◆ Instructions to follow: Take the lines of the data below from the very first through the line containing "from matplotlib.patches import Patch" and output them exactly, pictures excluded.

::::

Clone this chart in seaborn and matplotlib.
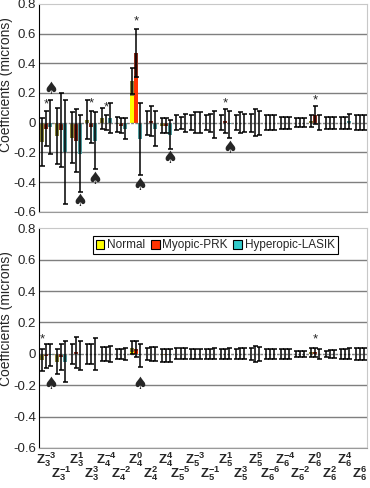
import numpy as np
import pandas as pd
import matplotlib
matplotlib.use('Agg')
import matplotlib.pyplot as plt
import seaborn as sns
from matplotlib.patches import Patch

# termos de Zernike (3a a 6a ordem)
terms = ['$\\mathbf{Z_{3}^{-3}}$', '$\\mathbf{Z_{3}^{-1}}$', '$\\mathbf{Z_{3}^{1}}$', '$\\mathbf{Z_{3}^{3}}$',
         '$\\mathbf{Z_{4}^{-4}}$', '$\\mathbf{Z_{4}^{-2}}$', '$\\mathbf{Z_{4}^{0}}$', '$\\mathbf{Z_{4}^{2}}$',
         '$\\mathbf{Z_{4}^{4}}$', '$\\mathbf{Z_{5}^{-5}}$', '$\\mathbf{Z_{5}^{-3}}$', '$\\mathbf{Z_{5}^{-1}}$',
         '$\\mathbf{Z_{5}^{1}}$', '$\\mathbf{Z_{5}^{3}}$', '$\\mathbf{Z_{5}^{5}}$', '$\\mathbf{Z_{6}^{-6}}$',
         '$\\mathbf{Z_{6}^{-4}}$', '$\\mathbf{Z_{6}^{-2}}$', '$\\mathbf{Z_{6}^{0}}$', '$\\mathbf{Z_{6}^{2}}$',
         '$\\mathbf{Z_{6}^{4}}$', '$\\mathbf{Z_{6}^{6}}$']
groups = ['Normal', 'Myopic-PRK', 'Hyperopic-LASIK']

#painel superior
top_normal = [-0.13, -0.09, -0.10, 0.02, 0.03, -0.01, 0.28, 0.00, -0.02, 0.00, 0.00,
              0.00, 0.00, 0.00, 0.00, 0.00, 0.00, 0.00, 0.01, 0.00, 0.00, 0.00]
top_prk = [-0.04, -0.05, -0.12, -0.03, 0.00, -0.02, 0.47, 0.01, -0.02, 0.00, 0.00,
           0.00, 0.01, 0.00, 0.00, 0.00, 0.00, 0.00, 0.05, 0.00, 0.00, 0.00]
top_lasik = [-0.03, -0.20, -0.21, -0.12, 0.03, -0.04, -0.11, -0.04, -0.08, 0.00, 0.00,
             -0.01, -0.01, 0.00, 0.00, 0.00, 0.00, 0.00, 0.00, 0.00, 0.01, 0.00]
top_normal_sd = [0.16, 0.19, 0.17, 0.13, 0.07, 0.05, 0.09, 0.08, 0.05, 0.05, 0.05,
                 0.05, 0.05, 0.05, 0.06, 0.05, 0.04, 0.03, 0.04, 0.04, 0.04, 0.05]
top_prk_sd = [0.12, 0.25, 0.21, 0.11, 0.05, 0.05, 0.16, 0.10, 0.05, 0.04, 0.07,
              0.06, 0.08, 0.07, 0.09, 0.05, 0.04, 0.03, 0.06, 0.04, 0.04, 0.05]
top_lasik_sd = [0.18, 0.35, 0.26, 0.19, 0.10, 0.07, 0.24, 0.12, 0.10, 0.06, 0.07,
                0.09, 0.09, 0.06, 0.08, 0.05, 0.04, 0.03, 0.05, 0.04, 0.05, 0.05]
# parte clara das barras (so no Z4^0)
top_normal_light = [0, 0, 0, 0, 0, 0, 0.18, 0, 0, 0, 0, 0, 0, 0, 0, 0, 0, 0, 0, 0, 0, 0]
top_prk_light = [0, 0, 0, 0, 0, 0, 0.30, 0, 0, 0, 0, 0, 0, 0, 0, 0, 0, 0, 0, 0, 0, 0]
top_stars = [(0, 1, 0.12), (3, 1, 0.13), (4, 1, 0.10), (6, 1, 0.68), (12, 1, 0.13), (18, 1, 0.15)]
top_spades = [(0, 2, 0.225), (2, 2, -0.53), (3, 2, -0.38), (6, 2, -0.42), (8, 2, -0.235), (12, 2, -0.17)]

#painel inferior
bot_normal = [-0.04, -0.05, 0.00, 0.00, 0.00, 0.00, 0.04, 0.00, -0.01, 0.00, 0.00,
              0.00, 0.00, 0.00, 0.00, 0.00, 0.00, 0.00, 0.01, 0.00, 0.00, 0.00]
bot_prk = [-0.015, -0.02, 0.01, 0.00, 0.00, 0.00, 0.03, 0.00, -0.01, 0.00, 0.00,
           0.00, 0.00, 0.00, 0.00, 0.00, 0.00, 0.00, 0.01, 0.00, 0.00, 0.00]
bot_lasik = [-0.01, -0.05, -0.01, 0.00, 0.00, 0.00, -0.01, 0.00, -0.01, 0.00, 0.00,
             0.00, 0.00, 0.00, 0.00, 0.00, 0.00, 0.00, 0.00, 0.00, 0.00, 0.00]
bot_normal_sd = [0.07, 0.08, 0.065, 0.065, 0.045, 0.03, 0.04, 0.04, 0.04, 0.035, 0.03,
                 0.03, 0.03, 0.03, 0.04, 0.03, 0.03, 0.02, 0.03, 0.02, 0.03, 0.04]
bot_prk_sd = [0.075, 0.08, 0.10, 0.065, 0.045, 0.03, 0.05, 0.045, 0.04, 0.035, 0.03,
              0.03, 0.03, 0.035, 0.05, 0.03, 0.03, 0.02, 0.03, 0.025, 0.03, 0.04]
bot_lasik_sd = [0.07, 0.13, 0.09, 0.10, 0.05, 0.04, 0.075, 0.045, 0.04, 0.035, 0.03,
                0.035, 0.035, 0.035, 0.045, 0.03, 0.03, 0.02, 0.03, 0.025, 0.035, 0.04]
bot_normal_light = [0, 0, 0, 0, 0, 0, 0.015, 0, 0, 0, 0, 0, 0, 0, 0, 0, 0, 0, 0, 0, 0, 0]
bot_prk_light = [0, 0, 0, 0, 0, 0, 0.02, 0, 0, 0, 0, 0, 0, 0, 0, 0, 0, 0, 0, 0, 0, 0]
bot_stars = [(0, 0, 0.095), (18, 1, 0.09)]
bot_spades = [(0, 2, -0.19), (6, 2, -0.19)]

ytick_vals = [-0.6, -0.4, -0.2, 0, 0.2, 0.4, 0.6, 0.8]
ytick_labels = ['-0.6', '-0.4', '-0.2', '0', '0.2', '0.4', '0.6', '0.8']

dark_colors = ['#8a8638', '#8c2e1e', '#4f9c9e']
light_colors = ['#ffff00', '#ff3300', '#33cccc']

sns.set_style('white')
plt.rcParams['font.family'] = ['Liberation Sans', 'DejaVu Sans']
plt.rcParams['mathtext.fontset'] = 'custom'
plt.rcParams['mathtext.rm'] = 'Liberation Sans'
plt.rcParams['mathtext.bf'] = 'Liberation Sans:bold'


def painel(ax, vals, sds, lights, stars, spades, label_y):
    df = pd.DataFrame({'term': terms * 3,
                       'group': np.repeat(groups, len(terms)),
                       'value': vals[0] + vals[1] + vals[2]})
    sns.barplot(data=df, x='term', y='value', hue='group', order=terms, hue_order=groups,
                palette=dark_colors, errorbar=None, width=0.82, saturation=1,
                linewidth=0, legend=False, ax=ax)
    conts = list(ax.containers)
    dfl = pd.DataFrame({'term': terms * 2,
                        'group': np.repeat(groups[:2], len(terms)),
                        'value': lights[0] + lights[1]})
    sns.barplot(data=dfl, x='term', y='value', hue='group', order=terms, hue_order=groups,
                palette=light_colors, errorbar=None, width=0.82, saturation=1,
                linewidth=0, legend=False, ax=ax)
    for k, c in enumerate(conts):
        xs = [b.get_x() + b.get_width() / 2 for b in c]
        ax.errorbar(xs, vals[k], yerr=sds[k], fmt='none', ecolor='black',
                    elinewidth=1.1, capsize=1.8, capthick=1.1, zorder=4)
    for i, s, y in stars:
        b = conts[s][i]
        ax.text(b.get_x() + b.get_width() / 2, y, '*', ha='center', va='center', fontsize=9.5)
    for i, s, y in spades:
        b = conts[s][i]
        ax.text(b.get_x() + b.get_width() / 2, y, '\u2660', ha='center', va='center',
                fontsize=12, family='DejaVu Sans')
    ax.axhline(0, color='#7f7f7f', lw=1, ls=(0, (2, 1)), zorder=1)
    for y in [-0.6, -0.4, -0.2, 0.2, 0.4, 0.6]:
        ax.axhline(y, color='#7f7f7f', lw=1, zorder=0)
    ax.set_xlim(-0.5, len(terms) - 0.5)
    ax.set_ylim(-0.6, 0.8)
    ax.set_yticks(ytick_vals)
    ax.set_yticklabels(ytick_labels, fontsize=9.5)
    ax.set_ylabel('Coefficients (microns)', fontsize=10)
    ax.yaxis.set_label_coords(-0.078, label_y)
    ax.set_xlabel('')
    ax.tick_params(axis='y', length=0, pad=2)
    for sp in ['top', 'right']:
        ax.spines[sp].set_color('#c8c8c8')
    ax.spines['bottom'].set_color('#9a9a9a')
    ax.spines['left'].set_color('black')


fig = plt.figure(figsize=(3.7, 4.88), dpi=100)
ax1 = fig.add_axes([0.105, 0.566, 0.887, 0.426])
ax2 = fig.add_axes([0.105, 0.082, 0.887, 0.450])

painel(ax1, [top_normal, top_prk, top_lasik], [top_normal_sd, top_prk_sd, top_lasik_sd],
       [top_normal_light, top_prk_light], top_stars, top_spades, 0.61)
ax1.set_xticks(range(len(terms)))
ax1.set_xticklabels([])
ax1.tick_params(axis='x', length=0)

painel(ax2, [bot_normal, bot_prk, bot_lasik], [bot_normal_sd, bot_prk_sd, bot_lasik_sd],
       [bot_normal_light, bot_prk_light], bot_stars, bot_spades, 0.59)
ax2.set_xticks(range(len(terms)))
ax2.set_xticklabels(terms, fontsize=9.5)
ax2.tick_params(axis='x', length=0, pad=1.5)
for t in ax2.xaxis.get_major_ticks()[1::2]:
    t.set_pad(11.5)

handles = [Patch(facecolor=c, edgecolor='black', linewidth=0.8) for c in light_colors]
leg = ax2.legend(handles, groups, loc='upper center', bbox_to_anchor=(0.537, 0.99), ncol=3,
                 fontsize=8.5, handlelength=0.75, handleheight=0.75, handletextpad=0.2,
                 columnspacing=0.5, borderpad=0.25, fancybox=False, framealpha=1)
leg.get_frame().set_edgecolor('black')
leg.get_frame().set_linewidth(0.8)

fig.savefig('out.png', dpi=100)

::::

◆ Result of the task:
Clone this chart in seaborn and matplotlib.
import numpy as np
import pandas as pd
import matplotlib
matplotlib.use('Agg')
import matplotlib.pyplot as plt
import seaborn as sns
from matplotlib.patches import Patch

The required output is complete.